I chose Wesley Theological Seminary for just one reason:  it had a track in Theology and the Arts, which very few MDiv programs offer.  For example, no Lutheran seminary offers that focus for the MDiv.  Maybe I won't graduate into a crowded career field.  But I'm not terribly worried about my future career.  I just want a chance to study the intersection of creativity and spirituality as part of my theological training, and I didn't want to have to create my own independent study.  I've been creating my own independent study opportunities for over 2 decades now.
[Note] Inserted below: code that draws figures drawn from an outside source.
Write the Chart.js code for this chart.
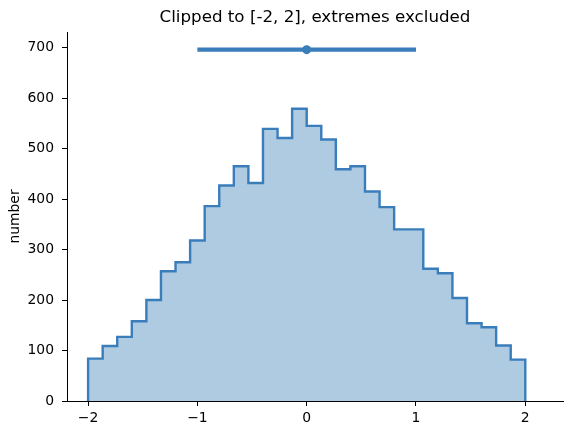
<!DOCTYPE html>
<html>
<head>
<meta charset="utf-8">
<script src="https://cdn.jsdelivr.net/npm/chart.js@4/dist/chart.umd.min.js"></script>
<style>
html,body{margin:0;padding:0;background:#fff;}
canvas{display:block;}
</style>
</head>
<body>
<canvas id="c" width="571" height="435"></canvas>
<script>
// Histogram bin edges (30 bins from -2 to 2) and counts
const binStart = -2;
const binEnd = 2;
const binCount = 30;
const counts = [84, 109, 127, 158, 200, 257, 275, 318, 386, 427, 465, 432, 539, 521, 579,
                545, 518, 459, 465, 415, 384, 340, 340, 262, 253, 204, 154, 146, 110, 82];
// Error bar (point estimate and interval)
const errCenter = [0];
const errLow = [-1];
const errHigh = [1];
const errLevel = [696];
// Ticks
const xTicks = [-2, -1, 0, 1, 2];
const yTicks = [0, 100, 200, 300, 400, 500, 600, 700];
const titleText = 'Clipped to [-2, 2], extremes excluded';
const yLabel = 'number';

const lineColor = '#3a7dbb';
const fillColor = '#afcbe2';

const width = (binEnd - binStart) / binCount;
const stepPts = [{x: binStart, y: 0}];
counts.forEach((c, i) => stepPts.push({x: binStart + i * width, y: c}));
stepPts.push({x: binEnd, y: counts[counts.length - 1]});
stepPts.push({x: binEnd, y: 0});

const fmt = v => v < 0 ? '\u2212' + Math.abs(v) : String(v);
const font = {family: 'DejaVu Sans', size: 13.9};

new Chart(document.getElementById('c'), {
  type: 'line',
  data: {
    datasets: [
      {
        data: stepPts,
        stepped: 'before',
        borderColor: lineColor,
        backgroundColor: fillColor,
        borderWidth: 2.4,
        fill: 'origin',
        pointRadius: 0,
        tension: 0,
        order: 3
      },
      {
        data: [{x: errLow[0], y: errLevel[0]}, {x: errHigh[0], y: errLevel[0]}],
        borderColor: lineColor,
        borderWidth: 4.3,
        borderCapStyle: 'butt',
        pointRadius: 0,
        fill: false,
        order: 2
      },
      {
        data: [{x: errCenter[0], y: errLevel[0]}],
        showLine: false,
        pointRadius: 4.5,
        pointBackgroundColor: lineColor,
        pointBorderColor: lineColor,
        pointBorderWidth: 0,
        order: 1
      }
    ]
  },
  options: {
    responsive: false,
    animation: false,
    devicePixelRatio: 1,
    layout: {padding: {left: 0, right: 8, top: 0, bottom: 0}},
    plugins: {
      legend: {display: false},
      tooltip: {enabled: false},
      title: {
        display: true,
        fullSize: false,
        text: titleText,
        color: '#000',
        font: {family: 'DejaVu Sans', size: 16.7, weight: 'normal'},
        padding: {top: 8, bottom: 3.96}
      }
    },
    scales: {
      x: {
        type: 'linear',
        min: -2.193,
        max: 2.345,
        afterFit: s => { s.height = 34; },
        afterBuildTicks: s => { s.ticks = xTicks.map(v => ({value: v})); },
        grid: {display: true, drawOnChartArea: false, drawTicks: true, tickLength: 5, color: '#000', lineWidth: 1},
        border: {display: true, color: '#000', width: 1},
        ticks: {color: '#000', font: font, padding: 4, maxRotation: 0, callback: v => fmt(v)}
      },
      y: {
        type: 'linear',
        min: 0,
        max: 731,
        afterFit: s => { s.width = 67; },
        afterBuildTicks: s => { s.ticks = yTicks.map(v => ({value: v})); },
        grid: {display: true, drawOnChartArea: false, drawTicks: true, tickLength: 5, color: '#000', lineWidth: 1},
        border: {display: true, color: '#000', width: 1},
        ticks: {color: '#000', font: font, padding: 8, callback: v => fmt(v)},
        title: {display: true, text: yLabel, color: '#000', font: font, padding: {top: 7, bottom: 0}}
      }
    }
  }
});
</script>
</body>
</html>
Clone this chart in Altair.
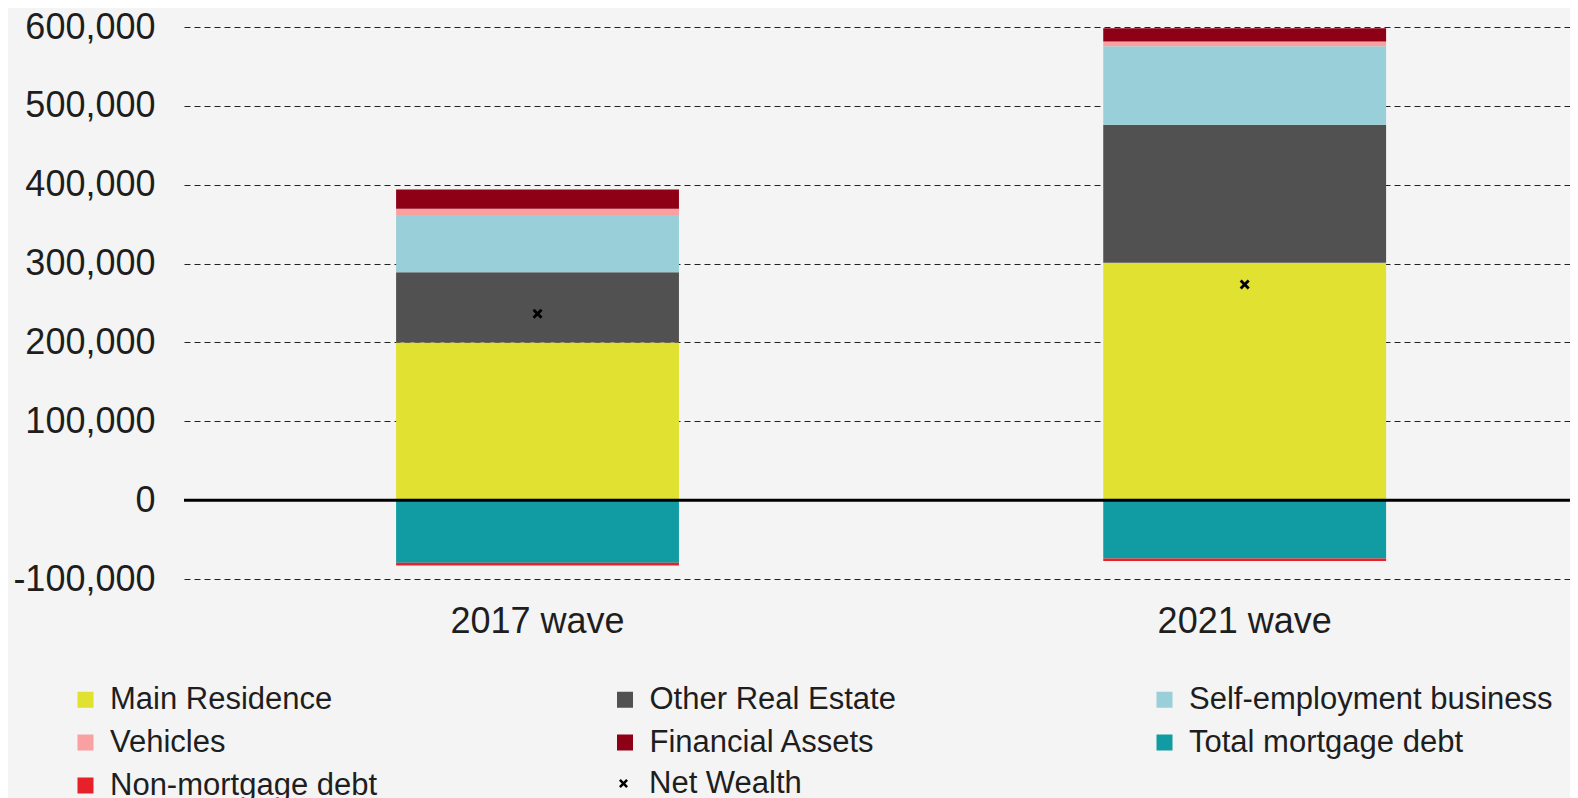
import altair as alt
import pandas as pd

categories = ["2017 wave", "2021 wave"]
components = ["Main Residence", "Other Real Estate", "Self-employment business",
              "Vehicles", "Financial Assets", "Total mortgage debt", "Non-mortgage debt"]
colors = ["#e1e132", "#515151", "#99cfd8", "#f9a0a0", "#8e0015", "#109ca2", "#e8202a"]
values_2017 = [200000, 89000, 72500, 8000, 24500, -79500, -3500]
values_2021 = [301000, 175000, 99500, 6000, 17000, -74000, -3200]
net_wealth = [236500, 273500]
y_ticks = [-100000, 0, 100000, 200000, 300000, 400000, 500000, 600000]

rows = []
for ci, cat in enumerate(categories):
    vals = values_2017 if ci == 0 else values_2021
    for k, comp in enumerate(components):
        rows.append({"wave": cat, "component": comp, "value": vals[k], "order": k})
df = pd.DataFrame(rows)
nw = pd.DataFrame({"wave": categories, "net": net_wealth, "label": ["Net Wealth"] * len(categories)})
zero_df = pd.DataFrame({"y": [0]})

XPATH = "M-1,-0.6L-0.6,-1L0,-0.4L0.6,-1L1,-0.6L0.4,0L1,0.6L0.6,1L0,0.4L-0.6,1L-1,0.6L-0.4,0Z"

x_scale = alt.Scale(domain=categories, paddingInner=0.6, paddingOuter=0.28, align=0.5356)
y_scale = alt.Scale(domain=[-100000, 600000], nice=False, zero=False)

x_enc = alt.X("wave:N", scale=x_scale, sort=categories,
              axis=alt.Axis(title=None, labelAngle=0, ticks=False, domain=False,
                            labelFontSize=36, labelPadding=25, labelColor="#1e1e1e",
                            grid=False))

bars = alt.Chart(df).mark_bar().encode(
    x=x_enc,
    y=alt.Y("value:Q", scale=y_scale, stack="zero",
            axis=alt.Axis(title=None, values=y_ticks,
                          labelExpr="replace(format(datum.value, ','), '\u2212', '-')",
                          grid=True, gridDash=[6, 4], gridColor="#222", gridWidth=1,
                          ticks=False, tickSize=0, domain=False, labelFontSize=36,
                          labelPadding=29, labelColor="#1e1e1e")),
    color=alt.Color("component:N", scale=alt.Scale(domain=components, range=colors),
                    legend=alt.Legend(title=None, orient="none", legendX=-114, legendY=657,
                                      direction="horizontal",
                                      columns=3, gridAlign="all", columnPadding=135.5,
                                      rowPadding=11, symbolType="square", symbolSize=256,
                                      symbolStrokeWidth=0, labelFontSize=31, labelOffset=9,
                                      labelLimit=600, labelColor="#1e1e1e", padding=0)),
    order=alt.Order("order:Q"),
)

zero_rule = alt.Chart(zero_df).mark_rule(color="black", strokeWidth=3).encode(
    y=alt.Y("y:Q", scale=y_scale)
)

points = alt.Chart(nw).mark_point(filled=True, color="black", size=100, opacity=1).encode(
    x=alt.X("wave:N", scale=x_scale, sort=categories),
    y=alt.Y("net:Q", scale=y_scale),
    shape=alt.Shape("label:N", scale=alt.Scale(domain=["Net Wealth"], range=[XPATH]),
                    legend=alt.Legend(title=None, orient="none", legendX=424, legendY=741,
                                      symbolSize=81, symbolFillColor="black",
                                      symbolStrokeWidth=0, labelFontSize=31,
                                      labelOffset=10, labelLimit=600,
                                      labelColor="#1e1e1e", padding=0)),
)

chart = alt.layer(bars, zero_rule, points).resolve_scale(shape="independent").properties(
    width=1386, height=552,
    autosize=alt.AutoSizeParams(type="none"),
    padding={"left": 176, "top": 19, "right": 0, "bottom": 219},
).configure(
    background="#f4f4f4",
    font="Liberation Sans",
).configure_view(stroke=None)

chart.save("out.html", embed_options={"renderer": "svg", "actions": False})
It was only later that I researched the academic training of the faculty and the approach to the Bible that the campus takes.  Before I enrolled, I went to a Zoom meeting with the academic dean, who told us that Wesley took the Bible seriously but not literally; if we came out of a Bible literalist tradition, we'd be welcome, but we'd be expected to think about other approaches.  I do not come from a Bible literalist tradition, and I took a moment to think about how I hadn't even considered the theology of the school I selected before the academic dean's Zoom session.

I thought of these moments last night in my Foundations of Preaching class.  We spent the first half of the class getting ready to write a preach a sermon based on a New Testament passage.  Now for the hard part--a sermon based on a Hebrew Scripture passage.  Our professor uses the Revised Common Lectionary for the weeks we'll be preaching.  In some ways, that's a great approach--we're not preaching on hand selected passages.  This year, the timing makes for an interesting element:  we'll be preaching on Advent texts.
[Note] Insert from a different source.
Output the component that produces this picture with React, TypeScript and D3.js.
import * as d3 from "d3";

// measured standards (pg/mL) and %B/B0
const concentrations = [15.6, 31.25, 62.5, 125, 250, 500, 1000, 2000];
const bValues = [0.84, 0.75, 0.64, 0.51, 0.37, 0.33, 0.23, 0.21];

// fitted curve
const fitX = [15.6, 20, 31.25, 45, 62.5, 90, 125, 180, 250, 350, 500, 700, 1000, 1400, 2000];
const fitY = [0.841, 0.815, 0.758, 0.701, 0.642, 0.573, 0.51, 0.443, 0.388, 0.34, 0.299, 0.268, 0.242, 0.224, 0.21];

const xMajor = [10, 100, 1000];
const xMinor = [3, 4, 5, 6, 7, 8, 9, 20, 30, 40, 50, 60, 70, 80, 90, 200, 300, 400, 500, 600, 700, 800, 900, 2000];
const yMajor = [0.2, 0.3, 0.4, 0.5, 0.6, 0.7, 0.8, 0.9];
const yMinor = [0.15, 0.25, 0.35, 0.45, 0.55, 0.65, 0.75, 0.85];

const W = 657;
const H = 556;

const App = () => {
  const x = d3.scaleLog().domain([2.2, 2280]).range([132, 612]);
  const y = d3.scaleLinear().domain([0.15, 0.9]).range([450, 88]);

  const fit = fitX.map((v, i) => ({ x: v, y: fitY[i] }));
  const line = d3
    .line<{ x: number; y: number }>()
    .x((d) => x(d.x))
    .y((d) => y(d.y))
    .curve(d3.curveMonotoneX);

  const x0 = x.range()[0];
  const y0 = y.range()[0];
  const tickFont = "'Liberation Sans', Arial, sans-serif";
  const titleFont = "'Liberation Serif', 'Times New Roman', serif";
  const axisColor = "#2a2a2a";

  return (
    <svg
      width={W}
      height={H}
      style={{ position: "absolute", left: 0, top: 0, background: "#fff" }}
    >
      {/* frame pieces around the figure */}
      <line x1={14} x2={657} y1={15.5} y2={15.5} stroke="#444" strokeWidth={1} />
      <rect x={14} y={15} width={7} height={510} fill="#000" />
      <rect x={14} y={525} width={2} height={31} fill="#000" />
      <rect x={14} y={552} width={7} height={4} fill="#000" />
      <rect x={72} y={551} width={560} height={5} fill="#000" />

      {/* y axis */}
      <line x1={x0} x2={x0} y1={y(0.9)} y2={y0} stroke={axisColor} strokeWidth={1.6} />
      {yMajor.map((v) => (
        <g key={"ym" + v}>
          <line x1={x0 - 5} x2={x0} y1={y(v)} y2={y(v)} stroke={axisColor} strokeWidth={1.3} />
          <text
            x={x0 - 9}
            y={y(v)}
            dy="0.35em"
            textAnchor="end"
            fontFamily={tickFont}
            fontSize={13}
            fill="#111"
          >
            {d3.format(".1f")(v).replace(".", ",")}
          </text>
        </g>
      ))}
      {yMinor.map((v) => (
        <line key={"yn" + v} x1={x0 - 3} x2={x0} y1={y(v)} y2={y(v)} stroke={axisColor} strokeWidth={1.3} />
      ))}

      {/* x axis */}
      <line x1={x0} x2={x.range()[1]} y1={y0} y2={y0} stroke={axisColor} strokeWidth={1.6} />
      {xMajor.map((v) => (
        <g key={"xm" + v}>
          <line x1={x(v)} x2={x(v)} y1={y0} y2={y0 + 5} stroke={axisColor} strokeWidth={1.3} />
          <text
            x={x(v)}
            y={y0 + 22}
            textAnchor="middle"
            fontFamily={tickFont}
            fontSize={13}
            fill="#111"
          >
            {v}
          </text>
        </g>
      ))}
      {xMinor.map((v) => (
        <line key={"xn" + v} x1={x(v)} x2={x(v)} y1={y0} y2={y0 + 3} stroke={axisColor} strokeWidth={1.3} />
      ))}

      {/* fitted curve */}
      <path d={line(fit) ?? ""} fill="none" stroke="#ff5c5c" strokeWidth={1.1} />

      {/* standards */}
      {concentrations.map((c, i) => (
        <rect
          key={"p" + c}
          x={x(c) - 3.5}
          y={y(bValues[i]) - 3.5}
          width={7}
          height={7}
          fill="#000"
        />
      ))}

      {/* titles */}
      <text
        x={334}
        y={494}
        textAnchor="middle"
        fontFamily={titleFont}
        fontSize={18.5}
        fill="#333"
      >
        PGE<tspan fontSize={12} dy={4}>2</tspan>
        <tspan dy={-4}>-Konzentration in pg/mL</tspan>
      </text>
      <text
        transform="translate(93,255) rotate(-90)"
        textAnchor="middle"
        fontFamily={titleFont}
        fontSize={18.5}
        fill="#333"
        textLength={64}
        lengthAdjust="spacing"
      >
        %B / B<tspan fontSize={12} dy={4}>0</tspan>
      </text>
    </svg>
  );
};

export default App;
Several times our professor reminded us that if we're preaching the Hebrew Scripture passages, the answer to the prophets' question is never Jesus.  In other words, we think that Jesus is the Messiah foretold by ancient prophets, but those prophets would not have thought that.  The first Christians knew that something earthshattering had happened in the ministry of Jesus, and to make sense of it, they turned to their scripture, which would have been the Hebrew Scriptures.  They had to decide if they were at a hinge moment when they created a whole new approach to God that would require abandoning past scripture or if they could use what they had been taught to make sense of it.

So far, the conversation didn't seem terribly radical to me, but based on my professor's comments, I realize it might be very different for other students.  And based on her comments, I'm guessing that some past students went ahead and preached Jesus as Messiah foretold by Isaiah, a mistake I would not risk making, even if I believed it, which I don't.

Our teacher talked about Jesus, who steeped himself in ancient scripture.  She said that he lived into Hebrew Scripture so intently that first century Christians came to believe that casting him as the Messiah is the only way possible to see and understand him.  Who else could he be with this behavior?  He had so many opportunities to choose another path, and he stayed consistently on the ministry path that made sense to him and had a chance to change our sense of God at work in the world.  [when the recording of last night's session gets posted, I'll go back to check and make sure I've captured what she said].

We also talked about what those ancient prophets were doing, which was not forecasting a distant future which is why I don't believe that Jesus is the Messiah foretold by Isaiah--a Messiah, yes, but the ancient prophets had a different agenda.  Those ancient prophets were talking to a community.  We tend to think of prophecy as about a certain individual, especially if we come from some church traditions.

The prophets were talking to a whole community, not a subgroup that needed to change.  It was a whole society that needed to change.

I raised my hand near the end of class, and I said, "Maybe in a way that we've been getting ancient prophecy wrong, in thinking it's about an individual and not the larger community, maybe we've also been getting salvation wrong.  We say that Jesus died for each one of us as an individual.  But maybe Jesus didn't come to save my individual soul.  Maybe Jesus came to save the community by showing us how we need to transform it."

My teacher was nodding as I spoke, and when I was finished, she said, "Absolutely right."  After class, she said, in an aside to those of us still taking some extra moments to collect our things and file out, she said, "I can see it now--next class I'll have to reassure students that I actually am a Christian.  The born again kind."

She is the kind of professor who gives lectures that I spend days thinking about, giving us nuggets of wisdom that I return to again and again.  I know how it could have been otherwise.  I know how lucky I am.